In the following example, an organization uses employee IDs in the format
EMP- followed by exactly six digits (for example,
EMP-482910).
Create a custom rule with the following configuration:
-
When incoming requests match:
Field Operator Value Raw request body matches regex
EMP-[0-9]{6}
Expression when using the editor:
(http.request.body.raw matches "EMP-[0-9]{6}")
-
Action: Block
-
With response type: Custom JSON
-
Response body:
{ "error": "Request blocked: employee ID detected in prompt." }
Scope to a specific endpoint
To limit this rule to only your LLM endpoint, combine it with a path condition:
|Field
|Operator
|Value
|Logic
|URI Path
|equals
/api/chat
|And
|Raw request body
|matches regex
EMP-[0-9]{6}
Expression when using the editor:
(http.request.uri.path eq "/api/chat" and http.request.body.raw matches "EMP-[0-9]{6}")
|Custom PII type
|Example format
|Regex pattern
|Employee ID
EMP-482910
EMP-[0-9]{6}
|Patient record number
PAT/2024/00391
PAT/[0-9]{4}/[0-9]{5}
|Internal account ID
ACCT-XX-99999
ACCT-[A-Z]{2}-[0-9]{5}
|Custom API key prefix
sk_live_abc123...
sk_live_[a-zA-Z0-9]{20,}
- Cloudflare Plan requirement.
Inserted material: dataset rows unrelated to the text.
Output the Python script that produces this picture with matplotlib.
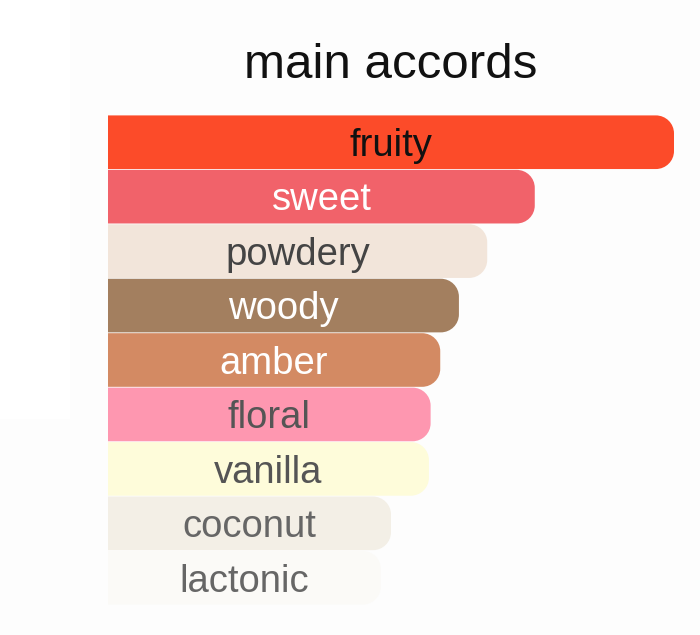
import matplotlib.pyplot as plt
from matplotlib.path import Path
from matplotlib.patches import PathPatch, Rectangle

plt.switch_backend('Agg')

accords = ['fruity', 'sweet', 'powdery', 'woody', 'amber',
           'floral', 'vanilla', 'coconut', 'lactonic']
strength = [100, 75.4, 67.0, 62.0, 58.7, 57.0, 56.7, 50.0, 48.2]
bar_colors = ['#FC4B29', '#F1626A', '#F2E5DA', '#A37F5F', '#D38A63',
              '#FE97B0', '#FEFCDA', '#F3EFE6', '#FBFAF7']
text_colors = ['#111111', '#FFFFFF', '#444444', '#FFFFFF', '#FFFFFF',
               '#555555', '#555555', '#666666', '#666666']


def rounded_bar(x1, yc, h, rx, ry):
    """Barra con esquinas redondeadas solo a la derecha"""
    k = 0.5523
    y0, y1 = yc - h / 2, yc + h / 2
    verts = [
        (0, y0), (x1 - rx, y0),
        (x1 - rx + k * rx, y0), (x1, y0 + ry - k * ry), (x1, y0 + ry),
        (x1, y1 - ry),
        (x1, y1 - ry + k * ry), (x1 - rx + k * rx, y1), (x1 - rx, y1),
        (0, y1), (0, y0),
    ]
    codes = [Path.MOVETO, Path.LINETO,
             Path.CURVE4, Path.CURVE4, Path.CURVE4,
             Path.LINETO,
             Path.CURVE4, Path.CURVE4, Path.CURVE4,
             Path.LINETO, Path.CLOSEPOLY]
    return Path(verts, codes)


fig = plt.figure(figsize=(7, 6.35), dpi=100)
fig.patch.set_facecolor('#FDFDFD')
# franja blanca a la izquierda
fig.patches.append(Rectangle((0, 0.34), 0.1, 0.66, transform=fig.transFigure,
                             facecolor='#FFFFFF', edgecolor='none', zorder=0))

ax = fig.add_axes([108 / 700, 30 / 635, 566 / 700, 490 / 635])
ax.set_facecolor('none')
ax.set_xlim(0, 100)
ax.set_ylim(len(accords) - 0.5, -0.5)
ax.axis('off')

for i, (name, val) in enumerate(zip(accords, strength)):
    p = rounded_bar(val, i, 0.985, 3.2, 0.33)
    ax.add_patch(PathPatch(p, facecolor=bar_colors[i], edgecolor='none'))
    ax.text(val / 2, i + 0.07, name, ha='center', va='center',
            fontsize=27.5, color=text_colors[i], family='Liberation Sans')

fig.text(391 / 700, 1 - 66 / 635, 'main accords', ha='center', va='center',
         fontsize=35.5, color='#111111', family='Liberation Sans')

plt.savefig('out.png', dpi=100, facecolor=fig.get_facecolor())
plt.close()
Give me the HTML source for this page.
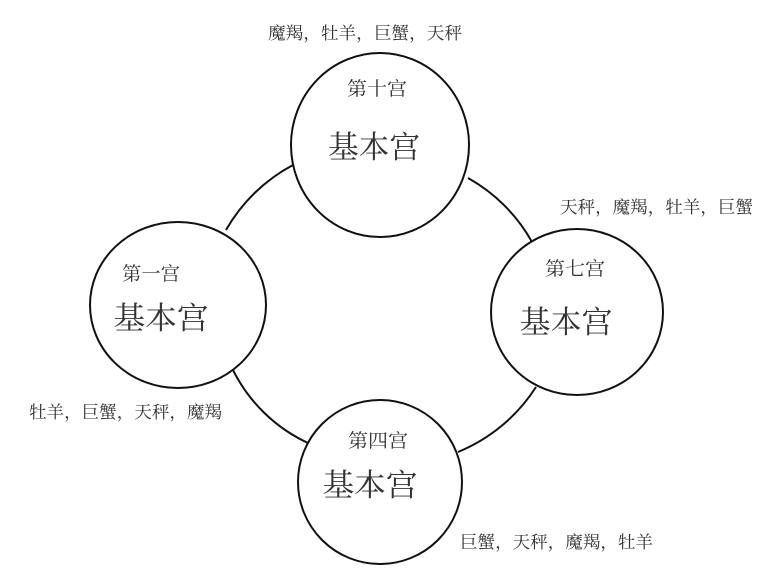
<!DOCTYPE html>
<html><head><meta charset="utf-8"><style>
html,body{margin:0;padding:0;background:#fff;}
svg{display:block;}
text{font-family:"Liberation Serif","Noto Serif CJK SC","Noto Sans CJK TC",serif;fill:#333;}
</style></head><body>
<svg width="781" height="577" viewBox="0 0 781 577" xmlns="http://www.w3.org/2000/svg">
<g fill="none" stroke="#111" stroke-width="2">
<path d="M226,230 A168,168 0 0 1 293,165"/>
<path d="M468,178 A165,165 0 0 1 532,242"/>
<path d="M536,387 A168,168 0 0 1 458,452"/>
<path d="M308,443 A158,158 0 0 1 233,370"/>
<ellipse cx="380" cy="145" rx="89" ry="92"/>
<ellipse cx="178" cy="305" rx="88" ry="83"/>
<ellipse cx="577" cy="312" rx="86" ry="83"/>
<ellipse cx="380" cy="482" rx="82" ry="82"/>
</g>
<g font-size="19" text-anchor="middle">
<text x="377" y="95" textLength="60" lengthAdjust="spacingAndGlyphs">第十宫</text>
<text x="151" y="280" textLength="58" lengthAdjust="spacingAndGlyphs">第一宫</text>
<text x="575" y="275" textLength="60" lengthAdjust="spacingAndGlyphs">第七宫</text>
<text x="378" y="447" textLength="60" lengthAdjust="spacingAndGlyphs">第四宫</text>
</g>
<g font-size="31" text-anchor="middle">
<text x="374" y="158" textLength="92" lengthAdjust="spacingAndGlyphs">基本宫</text>
<text x="161" y="329" textLength="95" lengthAdjust="spacingAndGlyphs">基本宫</text>
<text x="566" y="333" textLength="93" lengthAdjust="spacingAndGlyphs">基本宫</text>
<text x="370" y="496" textLength="95" lengthAdjust="spacingAndGlyphs">基本宫</text>
</g>
<g font-size="17">
<text x="268" y="39" textLength="194" lengthAdjust="spacingAndGlyphs">魔羯，牡羊，巨蟹，天秤</text>
<text x="560" y="213" textLength="193" lengthAdjust="spacingAndGlyphs">天秤，魔羯，牡羊，巨蟹</text>
<text x="29" y="418" textLength="193" lengthAdjust="spacingAndGlyphs">牡羊，巨蟹，天秤，魔羯</text>
<text x="460" y="548" textLength="193" lengthAdjust="spacingAndGlyphs">巨蟹，天秤，魔羯，牡羊</text>
</g>
</svg>
</body></html>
Regex operators (
matchesand
~) require a Business or Enterprise plan.
- Body size limit. The
http.request.body.rawfield inspects a limited portion of the request body. The exact limit varies by plan.
- JSON payloads. The raw body includes the full JSON structure. Your regex should account for the fact that the prompt text is nested inside a JSON string.
- Performance. Complex regex patterns can impact rule evaluation time. Keep patterns as specific as possible.
You can use fuzzy and exact detection together for layered protection:
(cf.llm.prompt.pii_detected or http.request.body.raw matches "EMP-[0-9]{6}")
This rule blocks requests where either the AI model detects any built-in PII category or the regex matches your custom identifier format.